Design: Prospective study of all home visits performed during a 26-month period.
Setting: A general medicine teaching office practice located in rural Virginia.
Patients: All persons to whom home visits were made during the study period.
Main results: 138 home visits were made to 47 patients who had a mean age of 73.2 years. Home visits accounted for 1.4% of patient encounters in the practice, required a mean of 7.1 miles of one-way travel and a mean of 48 minutes, including travel time, to complete, and generated $36 in income per visit. Most patients (27 of 47) were not permanently homebound.

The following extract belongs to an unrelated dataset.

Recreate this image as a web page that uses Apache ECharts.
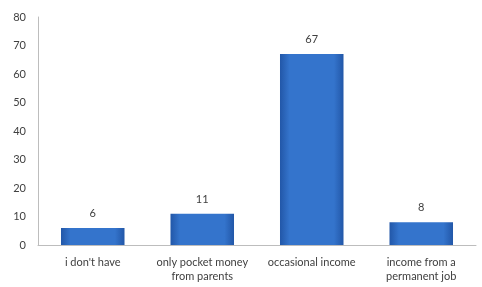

Reasons for patients' being homebound were grouped into six categories (acute illness, frail elderly, terminal illness, advanced chronic disease, neurologic problem, and miscellaneous reasons). The reasons for visits were grouped into four categories (acute self-limited illness, exacerbation of chronic disease, routine follow-up of chronic disease, and psychosocial problem). Physicians judged that 80% of home visits represented appropriate use of their services. In addition, 46% of home visits made an emergency room visit unnecessary, and 9% made a hospital admission unnecessary. At the time of 75% of home visits, physicians reported personal benefits of making the visit.

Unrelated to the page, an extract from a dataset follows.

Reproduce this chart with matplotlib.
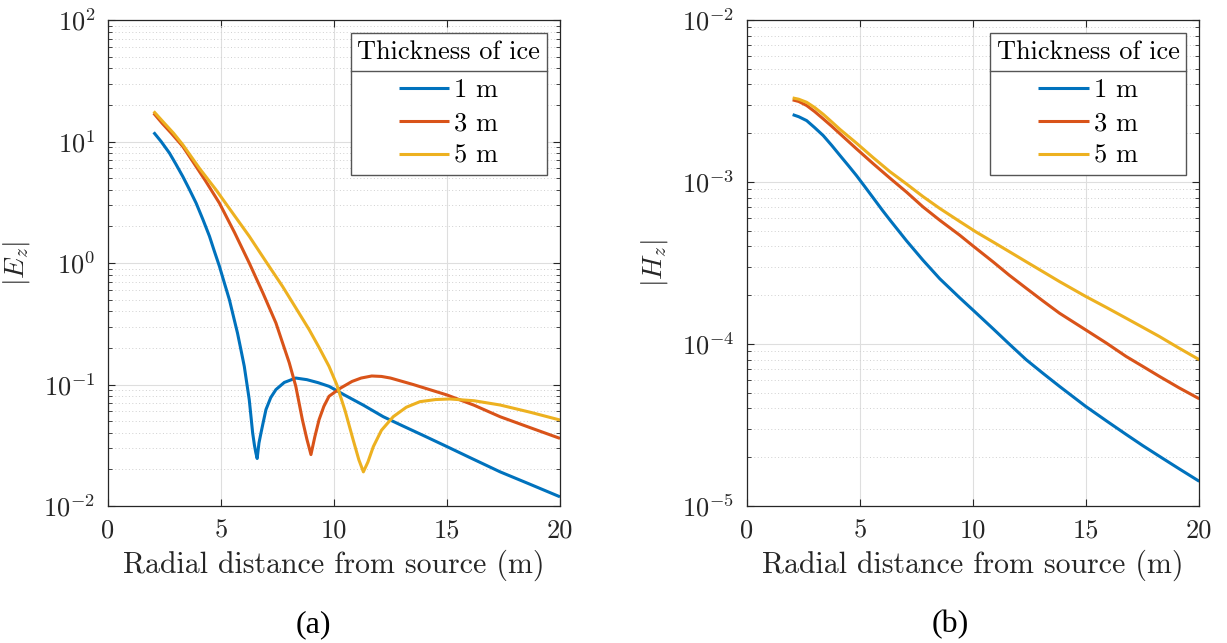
import numpy as np
import matplotlib
matplotlib.use('Agg')
import matplotlib.pyplot as plt
from matplotlib.lines import Line2D
from matplotlib.transforms import IdentityTransform
from matplotlib.ticker import LogLocator, NullFormatter, FixedLocator, FixedFormatter

plt.rcParams['font.family'] = ['cmr10']
plt.rcParams['mathtext.fontset'] = 'cm'
plt.rcParams['axes.formatter.use_mathtext'] = True
plt.rcParams['axes.unicode_minus'] = False

# ---------------- data ----------------
series_labels = ['1 m', '3 m', '5 m']
legend_title = 'Thickness of ice'
x_label = 'Radial distance from source (m)'
x_ticks = [0, 5, 10, 15, 20]
x_ticklabels = ['0', '5', '10', '15', '20']
captions = ['(a)', '(b)']

# Panel (a): |E_z|
ez_x_1m = [2.02, 2.35, 2.72, 3.0, 3.31, 3.6, 3.9, 4.2, 4.49, 4.7, 4.93, 5.15, 5.37,
           5.55, 5.73, 5.88, 6.03, 6.15, 6.25, 6.33, 6.40, 6.48, 6.54, 6.6, 6.68,
           6.77, 6.88, 6.99, 7.2, 7.43, 7.8, 8.31, 8.8, 9.3, 9.78, 10.5, 11.3,
           12.18, 13.0, 14.0, 15.0, 16.0, 17.35, 18.6, 20.0]
ez_y_1m = [11.9, 10.0, 8.03, 6.53, 5.15, 4.04, 3.11, 2.28, 1.66, 1.26, 0.94, 0.684,
           0.50, 0.364, 0.265, 0.194, 0.141, 0.100, 0.075, 0.0537, 0.040, 0.0316,
           0.0275, 0.0246, 0.033, 0.040, 0.050, 0.0622, 0.078, 0.0908, 0.104,
           0.113, 0.1096, 0.1035, 0.0966, 0.0813, 0.0676, 0.0543, 0.046, 0.0377,
           0.0308, 0.0251, 0.0191, 0.0153, 0.0119]

ez_x_3m = [2.02, 2.4, 2.8, 3.31, 3.7, 4.3, 4.93, 5.6, 6.25, 6.85, 7.43, 7.75, 8.02,
           8.31, 8.6, 8.8, 8.98, 9.15, 9.34, 9.55, 9.78, 10.27, 10.8, 11.2, 11.67,
           12.1, 12.5, 13.5, 15.0, 16.2, 17.35, 18.7, 20.0]
ez_y_3m = [17.1, 14.1, 11.7, 9.1, 7.08, 4.79, 3.11, 1.78, 1.0, 0.569, 0.321, 0.213,
           0.151, 0.0966, 0.0514, 0.0355, 0.0265, 0.037, 0.0514, 0.066, 0.080,
           0.093, 0.106, 0.113, 0.1175, 0.1165, 0.113, 0.1, 0.082, 0.0675, 0.0543,
           0.044, 0.036]

ez_x_5m = [2.02, 2.5, 2.9, 3.31, 4.05, 4.78, 5.5, 6.25, 7.0, 7.72, 8.3, 8.9, 9.35,
           9.78, 10.12, 10.5, 10.85, 11.1, 11.3, 11.5, 11.74, 12.1, 12.62, 13.2,
           13.8, 14.5, 15.13, 16.2, 17.35, 18.7, 20.0]
ez_y_5m = [17.7, 14.1, 11.7, 9.4, 6.0, 4.0, 2.6, 1.66, 1.02, 0.643, 0.43, 0.283,
           0.2, 0.141, 0.1, 0.06, 0.0349, 0.024, 0.0191, 0.023, 0.0308, 0.042,
           0.0543, 0.065, 0.0722, 0.0752, 0.076, 0.0735, 0.0678, 0.059, 0.051]

# Panel (b): |H_z|
hz_x_1m = [2.03, 2.3, 2.65, 3.0, 3.38, 3.75, 4.12, 4.5, 4.85, 5.2, 5.59, 6.0, 6.32,
           7.06, 7.79, 8.53, 9.41, 10.0, 10.88, 11.6, 12.35, 13.1, 13.82, 14.97,
           15.9, 16.76, 17.5, 18.23, 19.1, 20.0]
hz_y_1m = [2.606e-3, 2.529e-3, 2.393e-3, 2.168e-3, 1.936e-3, 1.687e-3, 1.459e-3,
           1.259e-3, 1.096e-3, 9.44e-4, 7.98e-4, 6.68e-4, 5.85e-4, 4.34e-4,
           3.29e-4, 2.53e-4, 1.93e-4, 1.62e-4, 1.245e-4, 1.0e-4, 8.0e-5, 6.58e-5,
           5.48e-5, 4.13e-5, 3.35e-5, 2.77e-5, 2.36e-5, 2.03e-5, 1.70e-5, 1.42e-5]

hz_x_3m = [2.03, 2.3, 2.65, 3.0, 3.38, 3.75, 4.12, 4.85, 5.59, 6.32, 7.06, 7.79,
           8.53, 9.41, 10.0, 10.88, 11.6, 12.35, 13.1, 13.82, 14.97, 15.9, 16.76,
           17.5, 18.23, 19.1, 20.0]
hz_y_3m = [3.214e-3, 3.141e-3, 2.965e-3, 2.723e-3, 2.455e-3, 2.213e-3, 1.986e-3,
           1.603e-3, 1.297e-3, 1.059e-3, 8.67e-4, 7.02e-4, 5.81e-4, 4.70e-4,
           4.03e-4, 3.22e-4, 2.66e-4, 2.21e-4, 1.84e-4, 1.55e-4, 1.225e-4,
           1.012e-4, 8.39e-5, 7.28e-5, 6.32e-5, 5.37e-5, 4.59e-5]

hz_x_5m = [2.03, 2.3, 2.65, 3.0, 3.38, 3.75, 4.12, 4.85, 5.59, 6.32, 7.06, 7.79,
           8.53, 9.41, 10.15, 10.88, 11.6, 12.35, 13.1, 13.82, 14.97, 15.9, 16.76,
           17.5, 18.23, 19.1, 20.0]
hz_y_5m = [3.304e-3, 3.243e-3, 3.105e-3, 2.884e-3, 2.618e-3, 2.355e-3, 2.113e-3,
           1.738e-3, 1.413e-3, 1.161e-3, 9.73e-4, 8.13e-4, 6.87e-4, 5.71e-4,
           4.90e-4, 4.27e-4, 3.72e-4, 3.22e-4, 2.79e-4, 2.43e-4, 1.97e-4, 1.68e-4,
           1.445e-4, 1.268e-4, 1.114e-4, 9.44e-5, 8.0e-5]

# ---------------- style ----------------
colors = ['#0072BD', '#D95319', '#EDB120']
FS = 19
LW = 2.2
axcol = '#262626'

fig = plt.figure(figsize=(12.27, 6.43), dpi=100)
axA = fig.add_axes([108 / 1227, 1 - 506 / 643, 452 / 1227, 486 / 643])
axB = fig.add_axes([746.7 / 1227, 1 - 506 / 643, 452.6 / 1227, 486 / 643])


def style(ax, ylim, ylabel):
    ax.set_yscale('log')
    ax.set_xlim(0, 20)
    ax.set_ylim(*ylim)
    ax.xaxis.set_major_locator(FixedLocator(x_ticks))
    ax.xaxis.set_major_formatter(FixedFormatter(x_ticklabels))
    ax.yaxis.set_major_locator(LogLocator(base=10, numticks=20))
    ax.yaxis.set_minor_locator(LogLocator(base=10, subs=np.arange(2, 10), numticks=20))
    ax.yaxis.set_minor_formatter(NullFormatter())
    ax.tick_params(which='both', direction='in', top=True, right=True,
                   colors=axcol, labelcolor=axcol, labelsize=FS)
    ax.tick_params(which='major', length=5, width=0.8, pad=9)
    ax.tick_params(which='minor', length=3, width=0.6)
    ax.tick_params(axis='x', which='minor', bottom=False, top=False)
    for s in ax.spines.values():
        s.set_color(axcol)
        s.set_linewidth(0.9)
    ax.grid(True, which='major', color='#dedede', linewidth=0.8, linestyle='-')
    ax.grid(True, which='minor', axis='y', color='#d0d0d0', linewidth=0.7,
            linestyle=(0, (1, 2.5)))
    ax.set_axisbelow(True)
    ax.set_xlabel(x_label, fontsize=21.5, color=axcol, labelpad=5)
    ax.set_ylabel(ylabel, fontsize=FS + 1, color=axcol, labelpad=8)


seriesA = [(ez_x_1m, ez_y_1m), (ez_x_3m, ez_y_3m), (ez_x_5m, ez_y_5m)]
seriesB = [(hz_x_1m, hz_y_1m), (hz_x_3m, hz_y_3m), (hz_x_5m, hz_y_5m)]

for ax, series in ((axA, seriesA), (axB, seriesB)):
    for (xs, ys), c, lab in zip(series, colors, series_labels):
        ax.plot(xs, ys, color=c, linewidth=LW, label=lab,
                solid_joinstyle='round', solid_capstyle='butt')

style(axA, (1e-2, 1e2), r'$|E_z|$')
style(axB, (1e-5, 1e-2), r'$|H_z|$')

legs = []
for ax in (axA, axB):
    leg = ax.legend(title=legend_title, loc='upper right',
                    fancybox=False, framealpha=1, edgecolor='#555555',
                    fontsize=FS, title_fontsize=FS, handlelength=1.9,
                    handletextpad=0.2, borderpad=0.25, labelspacing=0.35,
                    borderaxespad=0.5)
    leg.get_frame().set_linewidth(1.0)
    leg._legend_box.sep = 0.35 * FS + 4
    legs.append(leg)

fig.text(313 / 1227, 1 - 625 / 643, captions[0], family='Liberation Serif', fontsize=23,
         ha='center', va='center', color='black')
fig.text(950 / 1227, 1 - 625 / 643, captions[1], family='Liberation Serif', fontsize=23,
         ha='center', va='center', color='black')

# separator line under legend title (MATLAB style)
fig.canvas.draw()
r = fig.canvas.get_renderer()
for leg in legs:
    fb = leg.get_frame().get_window_extent(r)
    tb = leg.get_title().get_window_extent(r)
    eb = leg.get_texts()[0].get_window_extent(r)
    ysep = (tb.y0 + eb.y1) / 2
    fig.add_artist(Line2D([fb.x0, fb.x1], [ysep, ysep], transform=IdentityTransform(),
                          color='#555555', linewidth=1.0, zorder=10))

fig.savefig('out.png', dpi=100)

Conclusions: Home visits have an important role in the care of ambulatory as well as permanently homebound patients. While physicians judged most home visits to be appropriate and personally beneficial, these visits required more time and generated less revenue than did office visits for comparable problems. Because home visits generated as well as prevented the use of medical services, their impact on the overall cost of medical care in this setting is unclear.